Burkina Faso

Students rioting in Ouagadougou on 23 May

AFP/Gamma

Burkina’s capital, Ouagadougou, known to locals as ‘Ouaga’, retains the engaging feel of an overgrown village in a country still dominated by subsistence farming. It remains one of the poorest countries in the world but at the start of this year it seemed like an island of calm in a troubled region. While nearby countries in West Africa had undergone brutal civil wars, Burkina had sailed blithely on. After 24 years in power, President Blaise Compaoré was being billed as a regional peacemaker, despite his own distinctly murky reputation, and in the November 2010 election he won 80.2 per cent of the vote.

But then, out of the blue, Compaoré was hit by successive waves of opposition. The trouble started in February when a schoolchild was allegedly killed by police, setting off a wave of demonstrations by students across the country. In April the biggest mass protest for many years took place in the capital, over rising food prices partly derived from the ongoing conflict in Côte d’Ivoire.

More disturbing still for Compaoré was the mutiny in April by police and soldiers – including many from the élite presidential guard – protesting that the government had not paid their housing allowances. In Ouaga, 43 people were wounded by gunshots, women were raped, shops were ransacked and hotels were attacked. The home of presidential guard commander Gilbert Diendéré was razed to the ground. The mutiny spread to other cities – to Pô, Kaya and Tenkodogo – before Compaoré agreed to their demands and sacked his own government, appointing himself Minister of Defence.

But his troubles were by no means over. Traders whose property had been damaged by the rioting soldiers took to the streets, setting the ruling party’s headquarters on fire, and attacking the National Assembly and other key public buildings before their demands for compensation were met. In May, teachers entered the fray, striking in protest at the government’s failure to respond to their long-held grievances over allowances and overcrowded classrooms. Students took to the streets in support, and at one point offices in the education ministry were ransacked. In this case, too, the government eventually acceded to all the teachers’ demands.

Flag of Burkina Faso

Resentment has always bubbled beneath the surface in Burkina. Independence from France in 1960 was followed by a bewildering series of military coups that did little to help the country’s battle against chronic poverty. In 1983, however, the latest of those coups turned into one of Africa’s most promising revolutions, led by the inspirational Thomas Sankara, who is still revered well beyond the continent for his wisdom and idealism.

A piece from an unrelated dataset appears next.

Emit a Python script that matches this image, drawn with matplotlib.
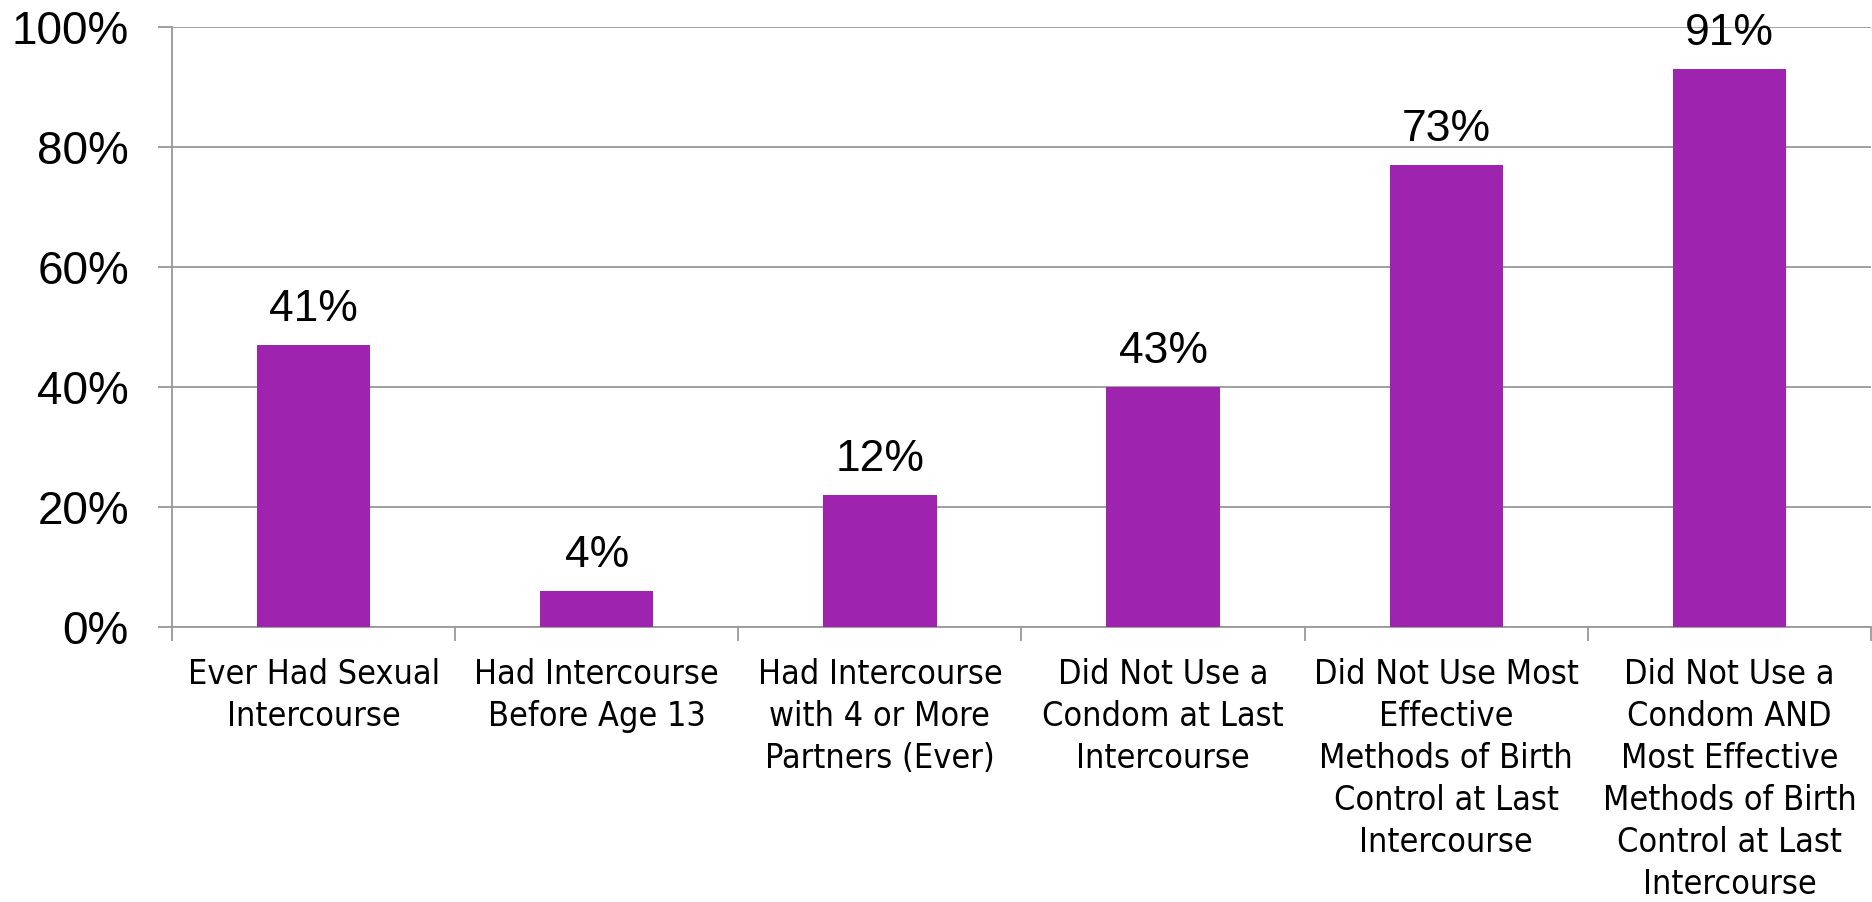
import matplotlib.pyplot as plt
from matplotlib import font_manager
import numpy as np

categories = ['Ever Had Sexual\nIntercourse',
              'Had Intercourse\nBefore Age 13',
              'Had Intercourse\nwith 4 or More\nPartners (Ever)',
              'Did Not Use a\nCondom at Last\nIntercourse',
              'Did Not Use Most\nEffective\nMethods of Birth\nControl at Last\nIntercourse',
              'Did Not Use a\nCondom AND\nMost Effective\nMethods of Birth\nControl at Last\nIntercourse']
bar_heights = [47, 6, 22, 40, 77, 93]
bar_labels = ['41%', '4%', '12%', '43%', '73%', '91%']
y_ticks = [0, 20, 40, 60, 80, 100]

# look for a narrow face for the category labels
narrow = None
for f in font_manager.fontManager.ttflist:
    nm = f.name.lower()
    st = str(f.stretch).lower()
    if ('narrow' in nm or 'condensed' in nm or st in ('condensed', 'semi-condensed', '500', '600')) \
            and 'mono' not in nm and 'serif' not in nm and f.style == 'normal' \
            and f.weight in (400, 'normal', 'regular'):
        narrow = f
        break

fig = plt.figure(figsize=(18.72, 9.02), dpi=100)
ax = fig.add_axes([172/1872, 1 - 627/902, 1699/1872, 600/902])

x = np.arange(len(categories))
bars = ax.bar(x, bar_heights, width=0.4, color='#9E24B0', zorder=3)
for b, lab in zip(bars, bar_labels):
    ax.annotate(lab, (b.get_x() + b.get_width()/2, b.get_height()),
                xytext=(0, 17), textcoords='offset points',
                ha='center', va='baseline', fontsize=32,
                family='Liberation Sans')

ax.set_xlim(-0.5, len(categories) - 0.5)
ax.set_ylim(0, 100)
ax.set_yticks(y_ticks)
ax.set_yticklabels(['%d%%' % v for v in y_ticks], fontsize=33, family='Liberation Sans')
ax.yaxis.grid(True, color='#999999', linewidth=1.3, zorder=0)
ax.tick_params(axis='y', length=10, width=1.3, color='#999999', pad=21)

ax.set_xticks(x)
if narrow is not None:
    fp = font_manager.FontProperties(fname=narrow.fname, size=24.5)
    ax.set_xticklabels(categories, fontproperties=fp, linespacing=1.35)
else:
    ax.set_xticklabels(categories, fontsize=24, family='Liberation Sans', linespacing=1.4)
ax.set_xticks(np.arange(len(categories) + 1) - 0.5, minor=True)
ax.tick_params(axis='x', which='major', length=0, pad=22)
ax.tick_params(axis='x', which='minor', length=10, width=1.3, color='#999999')

for s in ['top', 'right']:
    ax.spines[s].set_visible(False)
for s in ['left', 'bottom']:
    ax.spines[s].set_color('#999999')
    ax.spines[s].set_linewidth(1.3)

fig.savefig('out.png', dpi=100)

Sankara was assassinated in 1987 by his former friend and comrade-in-arms, Compaoré, who seized the presidency and proceeded to curry favour with the West by doing its neoliberal economic bidding. An inevitable byproduct has been a harbouring of massive wealth by a rich élite, many of whom, like Compaoré himself, now live in opulent mansions in a newly built section of the capital called Ouaga 2000. Corruption is an ever-growing problem – the newspaper Le Reporter uncovered huge loans secured by ministers from the nation’s social security fund to build themselves these ‘futuristic villas’. Sankara’s renaming of what used to be Upper Volta is beginning to seem like a curse – Burkina Faso means ‘land of the incorruptible’.

Compaoré has governed through patronage and the shrewd distribution of Western money while actively cultivating political apathy – in the November election only 1.6 million Burkinabès voted, out of a total population 10 times that size. But the genie of protest is now out of the bottle and Compaoré’s aura of invincibility has been shattered. Politics in Burkina has at long last come alive again.